March 25, 2010—In Catheterization and Cardiovascular Interventions, Arthur Grant, MD, et al have published findings from a study of the safety and efficacy of carotid artery stenting (CAS) in the very elderly (2010;75:651–655).
The background of the study is the emergence of CAS as an alternative to carotid endarterectomy in patients at high risk for complications from surgery. The very elderly (aged ≥ 80 years) are one subgroup of patients identified as being at increased risk for carotid surgery. However, there is concern that the very elderly are also at increased risk for complications of CAS. A stroke and death rate of 12% was reported in very elderly patients during the roll-in phase of CREST (Carotid Revascularization Endarterectomy Versus Stent Trial).
In this analysis, the investigators reported on a large clinical series of CAS with independent neurological assessment in the very elderly. Between 1994 and 2008, a consecutive series of 418 CAS patients (≥ 80 years of age) were treated at four high-volume centers with extensive CAS experience. Independent neurologic assessment was performed after CAS procedures. Thirty-day follow-up information was available for 389 patients.
The investigators reported that the average age of patients in the study was 83.2 ± 2.8 years, most patients were men (63.2%), and the target lesion carotid stenosis was asymptomatic in two-thirds of patients (68.2%). The majority of patients treated with CAS had a history of coronary artery disease (74.4%), hypertension (87.8%), and dyslipidemia (71.1%). One-third (30.1%) were diabetic, and more than half (56.5%) were current or former smokers. Embolic protection devices (EPDs) were used in 78.7% of cases, with the unavailability of EPDs at the time of CAS being the most common reason for not using them. The overall 30-day incidence of stroke and death was 2.8% (11/389). The cumulative incidence of major cardiovascular events (stroke, death, or myocardial infarction) during that time period was 3.3% (13/389).
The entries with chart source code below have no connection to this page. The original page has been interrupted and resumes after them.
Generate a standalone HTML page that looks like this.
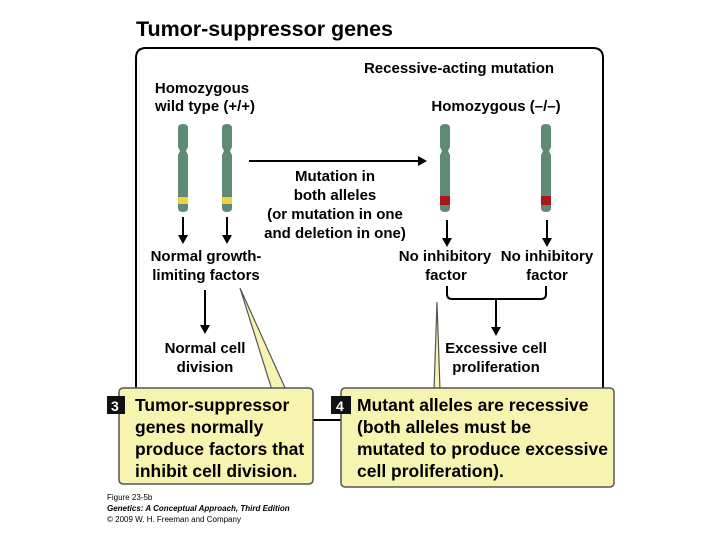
<!DOCTYPE html>
<html><head><style>body{margin:0;background:#fff}svg{display:block}text{font-family:"Liberation Sans",sans-serif;font-weight:bold}</style></head><body>
<svg width="720" height="540" viewBox="0 0 720 540" xmlns="http://www.w3.org/2000/svg">
<defs><marker id="a" markerWidth="10" markerHeight="10" refX="7" refY="5" orient="auto" markerUnits="userSpaceOnUse"><path d="M0,0 L9,5 L0,10 Z" fill="#000"/></marker></defs>
<text x="136" y="36" font-size="21.5" textLength="257">Tumor-suppressor genes</text>
<path d="M136,396 V58 Q136,48 146,48 H593 Q603,48 603,58 V396" fill="none" stroke="#000" stroke-width="2"/>
<line x1="313" y1="420" x2="341" y2="420" stroke="#000" stroke-width="2"/>
<g font-size="15" text-anchor="middle">
<text x="459" y="73">Recessive-acting mutation</text>
<text x="202" y="93">Homozygous</text>
<text x="205" y="111">wild type (+/+)</text>
<text x="496" y="111">Homozygous (–/–)</text>
<text x="335" y="181">Mutation in</text>
<text x="335" y="200">both alleles</text>
<text x="335" y="219">(or mutation in one</text>
<text x="335" y="238">and deletion in one)</text>
<text x="206" y="261">Normal growth-</text>
<text x="206" y="280">limiting factors</text>
<text x="445" y="261">No inhibitory</text>
<text x="547" y="261">No inhibitory</text>
<text x="446" y="280">factor</text>
<text x="547" y="280">factor</text>
<text x="205" y="353">Normal cell</text>
<text x="205" y="372">division</text>
<text x="496" y="353">Excessive cell</text>
<text x="496" y="372">proliferation</text>
</g>
<g fill="#5f8a76">
<path d="M178,128 Q178,124 183,124 Q188,124 188,128 V147 L186,151 L188,155 V208 Q188,212 183,212 Q178,212 178,208 V155 L180,151 L178,147Z"/>
<path d="M222,128 Q222,124 227,124 Q232,124 232,128 V147 L230,151 L232,155 V208 Q232,212 227,212 Q222,212 222,208 V155 L224,151 L222,147Z"/>
<path d="M440,128 Q440,124 445,124 Q450,124 450,128 V147 L448,151 L450,155 V208 Q450,212 445,212 Q440,212 440,208 V155 L442,151 L440,147Z"/>
<path d="M541,128 Q541,124 546,124 Q551,124 551,128 V147 L549,151 L551,155 V208 Q551,212 546,212 Q541,212 541,208 V155 L543,151 L541,147Z"/>
</g>
<rect x="178" y="197" width="10" height="7" fill="#f0d040"/>
<rect x="222" y="197" width="10" height="7" fill="#f0d040"/>
<rect x="440" y="196" width="10" height="9" fill="#a81818"/>
<rect x="541" y="196" width="10" height="9" fill="#a81818"/>
<g stroke="#000" stroke-width="2" marker-end="url(#a)">
<line x1="183" y1="217" x2="183" y2="242"/>
<line x1="227" y1="217" x2="227" y2="242"/>
<line x1="447" y1="220" x2="447" y2="245"/>
<line x1="547" y1="220" x2="547" y2="245"/>
<line x1="249" y1="161" x2="425" y2="161"/>
<line x1="205" y1="290" x2="205" y2="332"/>
<line x1="496" y1="298" x2="496" y2="334"/>
</g>
<path d="M447,286 V294 Q447,299 452,299 H541 Q546,299 546,294 V286" fill="none" stroke="#000" stroke-width="2"/>
<polygon points="240,288 272,390 286,390" fill="#f7f3b0" stroke="#555" stroke-width="1.2"/>
<polygon points="437,302 434,390 440,390" fill="#f7f3b0" stroke="#555" stroke-width="1.2"/>
<rect x="119" y="388" width="194" height="96" rx="4" fill="#f7f3b0" stroke="#555" stroke-width="1.5"/>
<rect x="341" y="388" width="273" height="99" rx="4" fill="#f7f3b0" stroke="#555" stroke-width="1.5"/>
<rect x="107" y="396" width="18" height="18" fill="#111"/>
<text x="111" y="411" font-size="14" fill="#fff">3</text>
<rect x="331" y="396" width="20" height="18" fill="#111"/>
<text x="336" y="411" font-size="14" fill="#fff">4</text>
<g font-size="17.5">
<text x="135" y="411">Tumor-suppressor</text>
<text x="135" y="433">genes normally</text>
<text x="135" y="455">produce factors that</text>
<text x="135" y="477">inhibit cell division.</text>
<text x="357" y="411">Mutant alleles are recessive</text>
<text x="357" y="433">(both alleles must be</text>
<text x="357" y="455">mutated to produce excessive</text>
<text x="357" y="477">cell proliferation).</text>
</g>
<g font-size="8">
<text x="107" y="500" style="font-weight:normal">Figure 23-5b</text>
<text x="107" y="511" font-style="italic">Genetics: A Conceptual Approach, Third Edition</text>
<text x="107" y="522" style="font-weight:normal">© 2009 W. H. Freeman and Company</text>
</g>
</svg>
</body></html>
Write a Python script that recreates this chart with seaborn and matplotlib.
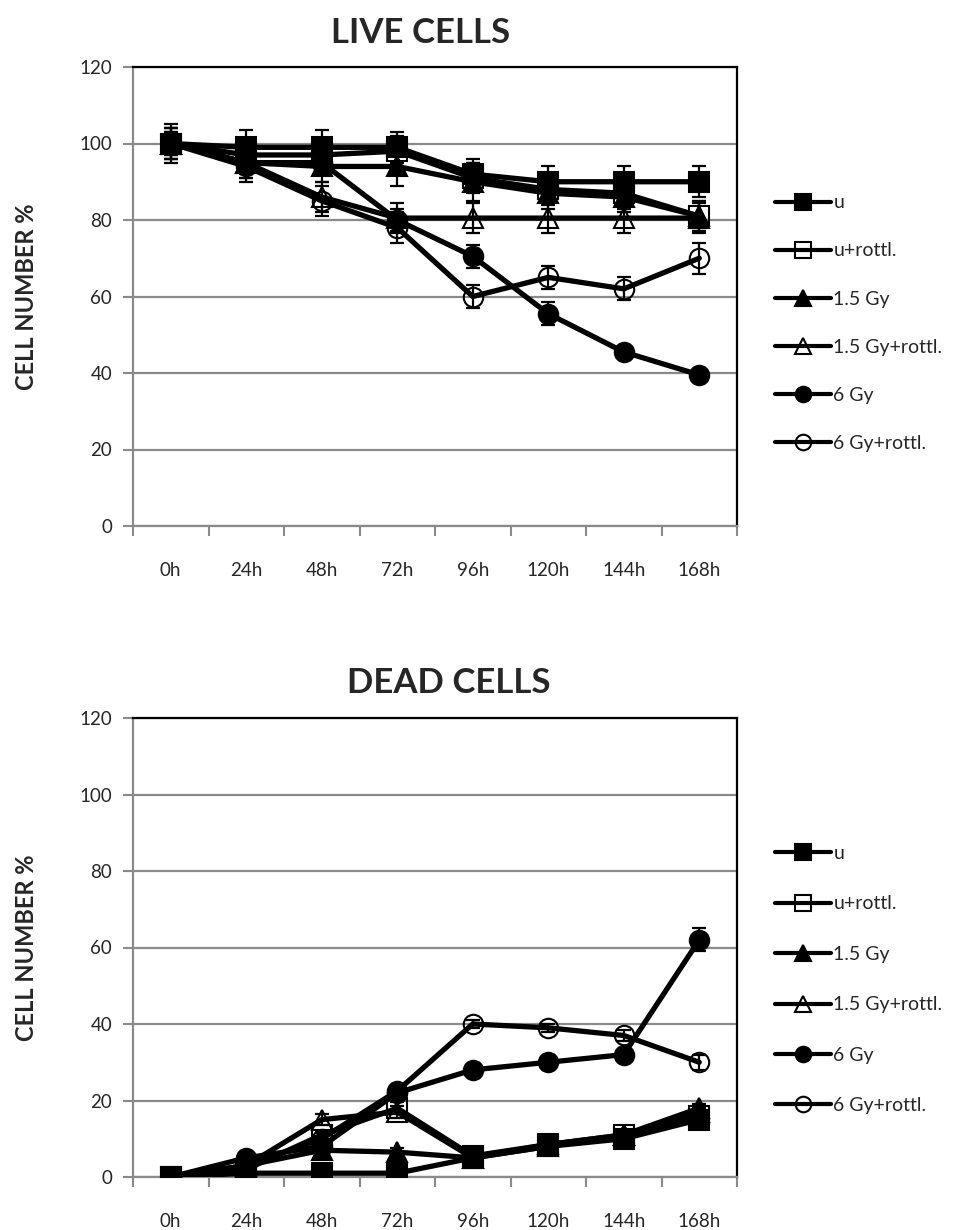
import numpy as np
import pandas as pd
import matplotlib.pyplot as plt
import seaborn as sns

sns.set_style("white")
plt.rcParams['font.family'] = ['Lato', 'DejaVu Sans']

hours = ["0h", "24h", "48h", "72h", "96h", "120h", "144h", "168h"]
groups = ["u", "u+rottl.", "1.5 Gy", "1.5 Gy+rottl.", "6 Gy", "6 Gy+rottl."]
markers = ["s", "s", "^", "^", "o", "o"]
filled = [True, False, True, False, True, False]

# live cells (%)
live_u = [100, 99, 99, 99, 92, 90, 90, 90]
live_u_rottl = [100, 97, 97, 98, 91, 88, 87, 81]
live_15 = [100, 95, 94, 94, 90, 87, 86, 81]
live_15_rottl = [100, 95, 86, 80.5, 80.5, 80.5, 80.5, 80.5]
live_6 = [100, 95, 95, 80, 70.5, 55.5, 45.5, 39.5]
live_6_rottl = [100, 94, 85, 78, 60, 65, 62, 70]

live_u_err = [5, 4.5, 4.5, 4, 4, 4, 4, 4]
live_u_rottl_err = [4, 4, 4, 4, 4, 4, 4, 4]
live_15_err = [4, 4, 4, 5, 5, 4, 4, 4]
live_15_rottl_err = [4, 4, 4, 4, 4, 4, 4, 4]
live_6_err = [3, 3, 3, 3, 3, 3, 1.5, 1.5]
live_6_rottl_err = [3, 4, 4, 4, 3, 3, 3, 4]

# dead cells (%)
dead_u = [0, 1, 1, 1, 5, 8, 10, 15]
dead_u_rottl = [0, 2, 11, 18, 5.5, 8.5, 11, 16]
dead_15 = [0, 3, 7, 6.5, 5, 8.5, 11, 18]
dead_15_rottl = [0, 3, 15, 17, 5, 8, 11, 17]
dead_6 = [0, 5, 8, 22, 28, 30, 32, 62]
dead_6_rottl = [0, 3, 10, 22.5, 40, 39, 37, 30]

dead_u_err = [0.5, 0.5, 0.5, 0.5, 1, 1, 1, 1]
dead_u_rottl_err = [0.5, 1, 1, 1.5, 1, 1, 1, 1]
dead_15_err = [0.5, 1, 1, 1, 1, 1, 1, 1]
dead_15_rottl_err = [0.5, 1, 1.5, 1.5, 1, 1, 1, 1]
dead_6_err = [0.5, 1, 1, 1, 1, 1, 1, 3]
dead_6_rottl_err = [0.5, 1, 1.5, 1.5, 1, 1, 1.5, 2]

live = [live_u, live_u_rottl, live_15, live_15_rottl, live_6, live_6_rottl]
live_err = [live_u_err, live_u_rottl_err, live_15_err, live_15_rottl_err, live_6_err, live_6_rottl_err]
dead = [dead_u, dead_u_rottl, dead_15, dead_15_rottl, dead_6, dead_6_rottl]
dead_err = [dead_u_err, dead_u_rottl_err, dead_15_err, dead_15_rottl_err, dead_6_err, dead_6_rottl_err]

W, H = 967, 1230
fig = plt.figure(figsize=(W / 100, H / 100), dpi=100)

GRID = "#8a8a8a"


def draw(ax, values, errors, leg_y, leg_space):
    rows = []
    for g, vals, errs in zip(groups, values, errors):
        for i, (v, e) in enumerate(zip(vals, errs)):
            rows.append({"group": g, "pos": i, "value": v, "err": e})
    df = pd.DataFrame(rows)
    for k, (g, m, f) in enumerate(zip(groups, markers, filled)):
        sub = df[df["group"] == g]
        ax.errorbar(sub["pos"], sub["value"], yerr=sub["err"], fmt="none",
                    ecolor="black", elinewidth=1.6, capsize=5, capthick=1.6, zorder=3 + k)
        sns.lineplot(data=sub, x="pos", y="value", ax=ax, color="black", lw=3.8,
                     marker=m, markersize=14 if m != "^" else 15,
                     markerfacecolor="black" if f else "none",
                     markeredgecolor="black", markeredgewidth=1.5,
                     label=g, zorder=3 + k)
    ax.set_xlim(-0.5, 7.5)
    ax.set_ylim(0, 120)
    ax.set_yticks(range(0, 121, 20))
    ax.set_xticks(range(8))
    ax.set_xticklabels(hours)
    ax.set_xticks(np.arange(-0.5, 8, 1), minor=True)
    ax.tick_params(axis="x", which="major", length=0, pad=26, labelsize=13.5)
    ax.tick_params(axis="x", which="minor", length=7, width=1.5, color=GRID, direction="out", bottom=True)
    ax.tick_params(axis="y", length=7, width=1.5, color=GRID, direction="out", left=True, labelsize=13.5, pad=8)
    ax.yaxis.grid(True, color=GRID, lw=1.6)
    ax.set_axisbelow(True)
    for s in ["left", "bottom"]:
        ax.spines[s].set_color(GRID)
        ax.spines[s].set_linewidth(1.6)
    for s in ["top", "right"]:
        ax.spines[s].set_color("black")
        ax.spines[s].set_linewidth(1.6)
    ax.set_xlabel("")
    ax.set_ylabel("CELL NUMBER %", fontsize=17, fontweight="bold")
    ax.yaxis.set_label_coords(-0.158, 0.5)
    leg = ax.legend(loc="center left", bbox_to_anchor=(1.063, leg_y), frameon=False,
                    fontsize=14, handlelength=2.9, handletextpad=0.1, labelspacing=leg_space,
                    markerscale=0.8, borderpad=0, borderaxespad=0)
    for h in leg.legend_handles:
        h.set_linewidth(3)


ax1 = fig.add_axes([133 / W, 1 - 526 / H, 604 / W, 459 / H])
draw(ax1, live, live_err, 0.442, 1.6)
fig.text(421 / W, 1 - 43 / H, "LIVE CELLS", fontsize=25, fontweight="bold", ha="center", va="baseline")

ax2 = fig.add_axes([133 / W, 1 - 1177 / H, 604 / W, 459 / H])
draw(ax2, dead, dead_err, 0.43, 1.72)
fig.text(449 / W, 1 - 693 / H, "DEAD CELLS", fontsize=25, fontweight="bold", ha="center", va="baseline")

fig.savefig("out.png", dpi=100)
The investigators concluded that this large series of CAS with independent neurologic assessment is convincing evidence that the very elderly can safely undergo CAS with stroke and death rates comparable to younger patients. The key to obtaining these excellent results is that CAS must be performed by high-volume, experienced operators who exercise restraint regarding patient selection.